Monday, 24 October 2011

Bonus points and incentives in rugby

Liam Lenten at the Sports Economist blog writes on Bonus Points and Incentives in Rugby. He says,
The 2011 Rugby World Cup has climaxed with hosts New Zealand being crowned champions for the second time last night (joining Australia and South Africa, while England has won it once). They did so by defeating France 8-7 in a tense affair in the Final at Auckland’s Eden Park, in front of (a capacity) 60,000 supporters – certainly not the easy way as most expected, but having endured 24 years of angst since their last title in 1987, all Kiwis will still take it nonetheless.
Oh yes! We will take it!

Lenten continues,
A co-author of mine, Niven Winchester (these days at MIT), is a native New Zealander who will no doubt be ecstatic after having been at the game in person. He is primarily a Trade Economist, but also has a penchant for modeling predictions and ranking systems in sport. His 2008 paper in JQAS (abstract here) concludes that the current bonus points system is sub-optimal at his defined objective of revealing the best quality teams over the duration of the season.
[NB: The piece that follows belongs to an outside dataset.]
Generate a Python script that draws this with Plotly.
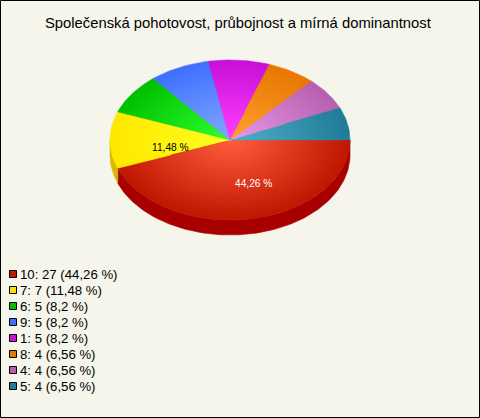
import math
import plotly.graph_objects as go

TITLE = "Společenská pohotovost, průbojnost a mírná dominantnost"
labels = ["10", "7", "6", "9", "1", "8", "4", "5"]
counts = [27, 7, 5, 5, 5, 4, 4, 4]
edge_colors = [(192, 24, 0), (255, 232, 0), (0, 192, 0), (64, 112, 255),
               (200, 16, 216), (232, 120, 0), (184, 96, 176), (32, 124, 152)]
core_colors = [(255, 92, 60), (255, 255, 32), (48, 255, 48), (128, 168, 255),
               (255, 64, 255), (255, 160, 48), (232, 152, 232), (80, 176, 200)]
legend_colors = [(192, 24, 0), (255, 224, 0), (0, 192, 0), (64, 112, 255),
                 (200, 16, 216), (232, 120, 0), (184, 96, 176), (32, 124, 152)]
wall_colors = {0: "#a80000", 1: "#d8b800"}
label_slices = {0: ("white", 13, 4), 1: ("black", 0, 7)}

CX, CY, RX, RY, DEPTH = 230, 140, 120, 80, 15
BANDS = 40
BG = "#f5f5ec"

total = sum(counts)
pct = [round(100 * c / total, 2) for c in counts]


def fmt(p):
    return f"{p:g}".replace(".", ",")


def arc(a0, a1, scale=1.0, dy=0.0):
    n = max(2, int(abs(a1 - a0) * 60))
    pts = [a0 + (a1 - a0) * i / n for i in range(n + 1)]
    return ([CX + scale * RX * math.cos(t) for t in pts],
            [CY + dy + scale * RY * math.sin(t) for t in pts])


fig = go.Figure()


def poly(xs, ys, color):
    fig.add_trace(go.Scatter(x=xs, y=ys, mode="lines", fill="toself", fillcolor=color,
                             line=dict(color=color, width=0.6), hoverinfo="skip",
                             showlegend=False))


angles = [0.0]
for c in counts:
    angles.append(angles[-1] + 2 * math.pi * c / total)

# side wall (front half only)
for i, col in wall_colors.items():
    a0, a1 = angles[i], min(angles[i + 1], math.pi)
    x1, y1 = arc(a0, a1)
    x2, y2 = arc(a1, a0, dy=DEPTH)
    poly(x1 + x2 + x1[:1], y1 + y2 + y1[:1], col)

# top face: nested bands form the radial shading of each slice
for b in range(BANDS):
    f = b / (BANDS - 1)
    scale = 1 - b / BANDS
    for i in range(len(counts)):
        e, k = edge_colors[i], core_colors[i]
        col = "rgb(%d,%d,%d)" % tuple(round(e[j] + (k[j] - e[j]) * f) for j in range(3))
        xs, ys = arc(angles[i], angles[i + 1], scale)
        poly([CX] + xs + [CX], [CY] + ys + [CY], col)

annots = []
for i, (col, ox, oy) in label_slices.items():
    mid = (angles[i] + angles[i + 1]) / 2
    annots.append(dict(x=CX + 0.5 * RX * math.cos(mid) + ox, y=CY + 0.5 * RY * math.sin(mid) + oy,
                       text=f"{fmt(pct[i])} %", showarrow=False,
                       font=dict(family="Liberation Sans", size=10.2, color=col)))

# legend
LEG_X, LEG_Y, LEG_STEP = 13, 274, 16
fig.add_trace(go.Scatter(
    x=[LEG_X] * len(labels), y=[LEG_Y + LEG_STEP * i for i in range(len(labels))],
    mode="markers", hoverinfo="skip", showlegend=False,
    marker=dict(symbol="square", size=7,
                color=["rgb(%d,%d,%d)" % c for c in legend_colors],
                line=dict(color="black", width=1))))
for i, lab in enumerate(labels):
    annots.append(dict(x=20, y=LEG_Y + LEG_STEP * i, xanchor="left", yanchor="middle",
                       text=f"{lab}: {counts[i]} ({fmt(pct[i])} %)", showarrow=False,
                       xshift=-2,
                       font=dict(family="Liberation Sans", size=13.2, color="black")))

annots.append(dict(x=238, y=23, text=TITLE, showarrow=False,
                   font=dict(family="Liberation Sans", size=14.8, color="black")))

fig.update_layout(
    width=480, height=418, margin=dict(l=0, r=0, t=0, b=0),
    paper_bgcolor=BG, plot_bgcolor=BG, showlegend=False,
    xaxis=dict(visible=False, range=[0, 480], fixedrange=True),
    yaxis=dict(visible=False, range=[418, 0], fixedrange=True),
    annotations=annots,
    shapes=[dict(type="rect", xref="x", yref="y", x0=0.5, y0=0.5, x1=479.5, y1=417.5,
                 line=dict(color="black", width=1))],
)
fig.write_html("out.html", config={"displayModeBar": False},
               post_script="document.body.style.margin='0';document.body.style.overflow='hidden';")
Instead, he favors altering the narrow-loss bonus threshold from seven to five match points, and changing the try bonus to either a minimum of eight tries, or alternatively, for scoring at least three more tries than the opponent does.
Not sure about the 8 try idea, how many teams score 8 tries?, but the 3 more tries notion could strength the incentives for try scoring. An interesting question is how such incentives affect the attacking-defending attitude of teams? Big defence seems to win the big games, so do we need more incentives for attacking play?